Problem to solve:
Reproduce the listing exactly and skip over any pictures.

==================================================

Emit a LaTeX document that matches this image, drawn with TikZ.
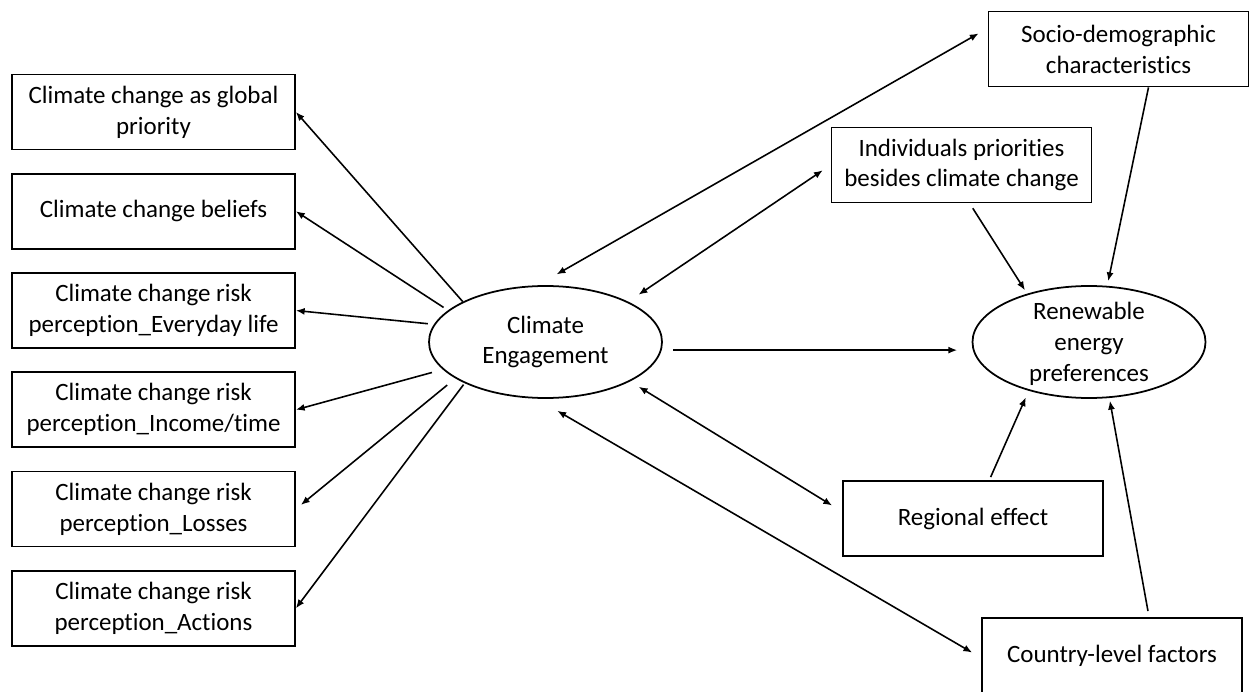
\documentclass[tikz,border=0pt]{standalone}
\usepackage{fontspec}
\setmainfont{Carlito}[Ligatures=NoCommon]
\usetikzlibrary{positioning,shapes.geometric,arrows.meta}

\begin{document}
\begin{tikzpicture}[
    txt/.style={font=\fontsize{14.2}{17.6}\selectfont,align=center},
    box/.style={draw,line width=1pt,minimum width=5.66cm,minimum height=1.5cm,txt},
    rbox/.style={box,minimum width=5.2cm},
    latent/.style={draw,ellipse,line width=1pt,minimum width=4.66cm,minimum height=2.24cm,inner sep=0pt},
    arr/.style={line width=0.9pt,-{Latex[length=5pt,width=4pt]}},
    dbl/.style={line width=0.9pt,{Latex[length=5pt,width=4pt]}-{Latex[length=5pt,width=4pt]}}
  ]
  \useasboundingbox (0,0) rectangle (25.14,13.82);

  %% indicators of climate engagement
  \node[box] (glob) at (3.07,11.58) {Climate change as global\\priority};
  \node[box,below=0.45cm of glob] (beliefs) {Climate change beliefs};
  \node[box,below=0.45cm of beliefs] (riskLife) {Climate change risk\\perception\_Everyday life};
  \node[box,below=0.45cm of riskLife] (riskInc) {Climate change risk\\perception\_Income/time};
  \node[box,below=0.45cm of riskInc] (riskLoss) {Climate change risk\\perception\_Losses};
  \node[box,below=0.45cm of riskLoss] (riskAct) {Climate change risk\\perception\_Actions};

  %% latent variables
  \node[latent,label={[txt]center:{Climate\\Engagement}}] (ce) at (10.91,6.98) {};
  \node[latent,label={[txt,yshift=-1pt]center:{Renewable\\energy\\preferences}}] (rep) at (21.78,6.98) {};

  %% covariates
  \node[rbox] (socio) at (22.37,12.84) {Socio-demographic\\characteristics};
  \node[rbox] (indiv) at (19.23,10.52) {Individuals priorities\\besides climate change};
  \node[rbox] (region) at (19.46,3.45) {Regional effect};
  \node[rbox] (country) at (22.24,0.71) {Country-level factors};

  %% measurement part
  \draw[arr] (ce.154) -- (glob.east);
  \draw[arr,shorten <=3pt] (ce.162) -- (beliefs.east);
  \draw[arr,shorten <=3.5pt] (ce.171) -- (riskLife.east);
  \draw[arr,shorten <=6.4pt] (ce.195) -- (riskInc.east);
  \draw[arr,shorten <=6pt,shorten >=3.7pt] (ce.202) -- (riskLoss.east);
  \draw[arr,shorten <=1pt] (ce.207) -- (riskAct.east);

  %% structural part
  \draw[dbl,shorten <=12.5pt,shorten >=5.9pt] (ce.98) -- (socio.171);
  \draw[dbl,shorten <=7.1pt,shorten >=5.4pt] (ce.26) -- (indiv.west);
  \draw[arr,shorten <=6.6pt,shorten >=8.9pt] (ce.-4) -- (rep.184);
  \draw[dbl,shorten <=5.8pt,shorten >=6.7pt] (ce.-25) -- (region.177);
  \draw[dbl,shorten <=13.7pt,shorten >=5.9pt] (ce.261) -- (country.181);
  \draw[arr,shorten >=2.7pt] (socio.-52) -- (rep.72);
  \draw[arr,shorten <=3.3pt,shorten >=2.3pt] (indiv.-78) -- (rep.142);
  \draw[arr,shorten <=1.9pt,shorten >=4.1pt] (region.67) -- (rep.219);
  \draw[arr,shorten <=3.5pt,shorten >=1.6pt] (country.46) -- (rep.290);
\end{tikzpicture}
\end{document}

==================================================

Result:
Emit a LaTeX document that matches this image, drawn with TikZ.
\documentclass[tikz,border=0pt]{standalone}
\usepackage{fontspec}
\setmainfont{Carlito}[Ligatures=NoCommon]
\usetikzlibrary{positioning,shapes.geometric,arrows.meta}

\begin{document}
\begin{tikzpicture}[
    txt/.style={font=\fontsize{14.2}{17.6}\selectfont,align=center},
    box/.style={draw,line width=1pt,minimum width=5.66cm,minimum height=1.5cm,txt},
    rbox/.style={box,minimum width=5.2cm},
    latent/.style={draw,ellipse,line width=1pt,minimum width=4.66cm,minimum height=2.24cm,inner sep=0pt},
    arr/.style={line width=0.9pt,-{Latex[length=5pt,width=4pt]}},
    dbl/.style={line width=0.9pt,{Latex[length=5pt,width=4pt]}-{Latex[length=5pt,width=4pt]}}
  ]
  \useasboundingbox (0,0) rectangle (25.14,13.82);

  %% indicators of climate engagement
  \node[box] (glob) at (3.07,11.58) {Climate change as global\\priority};
  \node[box,below=0.45cm of glob] (beliefs) {Climate change beliefs};
  \node[box,below=0.45cm of beliefs] (riskLife) {Climate change risk\\perception\_Everyday life};
  \node[box,below=0.45cm of riskLife] (riskInc) {Climate change risk\\perception\_Income/time};
  \node[box,below=0.45cm of riskInc] (riskLoss) {Climate change risk\\perception\_Losses};
  \node[box,below=0.45cm of riskLoss] (riskAct) {Climate change risk\\perception\_Actions};

  %% latent variables
  \node[latent,label={[txt]center:{Climate\\Engagement}}] (ce) at (10.91,6.98) {};
  \node[latent,label={[txt,yshift=-1pt]center:{Renewable\\energy\\preferences}}] (rep) at (21.78,6.98) {};

  %% covariates
  \node[rbox] (socio) at (22.37,12.84) {Socio-demographic\\characteristics};
  \node[rbox] (indiv) at (19.23,10.52) {Individuals priorities\\besides climate change};
  \node[rbox] (region) at (19.46,3.45) {Regional effect};
  \node[rbox] (country) at (22.24,0.71) {Country-level factors};

  %% measurement part
  \draw[arr] (ce.154) -- (glob.east);
  \draw[arr,shorten <=3pt] (ce.162) -- (beliefs.east);
  \draw[arr,shorten <=3.5pt] (ce.171) -- (riskLife.east);
  \draw[arr,shorten <=6.4pt] (ce.195) -- (riskInc.east);
  \draw[arr,shorten <=6pt,shorten >=3.7pt] (ce.202) -- (riskLoss.east);
  \draw[arr,shorten <=1pt] (ce.207) -- (riskAct.east);

  %% structural part
  \draw[dbl,shorten <=12.5pt,shorten >=5.9pt] (ce.98) -- (socio.171);
  \draw[dbl,shorten <=7.1pt,shorten >=5.4pt] (ce.26) -- (indiv.west);
  \draw[arr,shorten <=6.6pt,shorten >=8.9pt] (ce.-4) -- (rep.184);
  \draw[dbl,shorten <=5.8pt,shorten >=6.7pt] (ce.-25) -- (region.177);
  \draw[dbl,shorten <=13.7pt,shorten >=5.9pt] (ce.261) -- (country.181);
  \draw[arr,shorten >=2.7pt] (socio.-52) -- (rep.72);
  \draw[arr,shorten <=3.3pt,shorten >=2.3pt] (indiv.-78) -- (rep.142);
  \draw[arr,shorten <=1.9pt,shorten >=4.1pt] (region.67) -- (rep.219);
  \draw[arr,shorten <=3.5pt,shorten >=1.6pt] (country.46) -- (rep.290);
\end{tikzpicture}
\end{document}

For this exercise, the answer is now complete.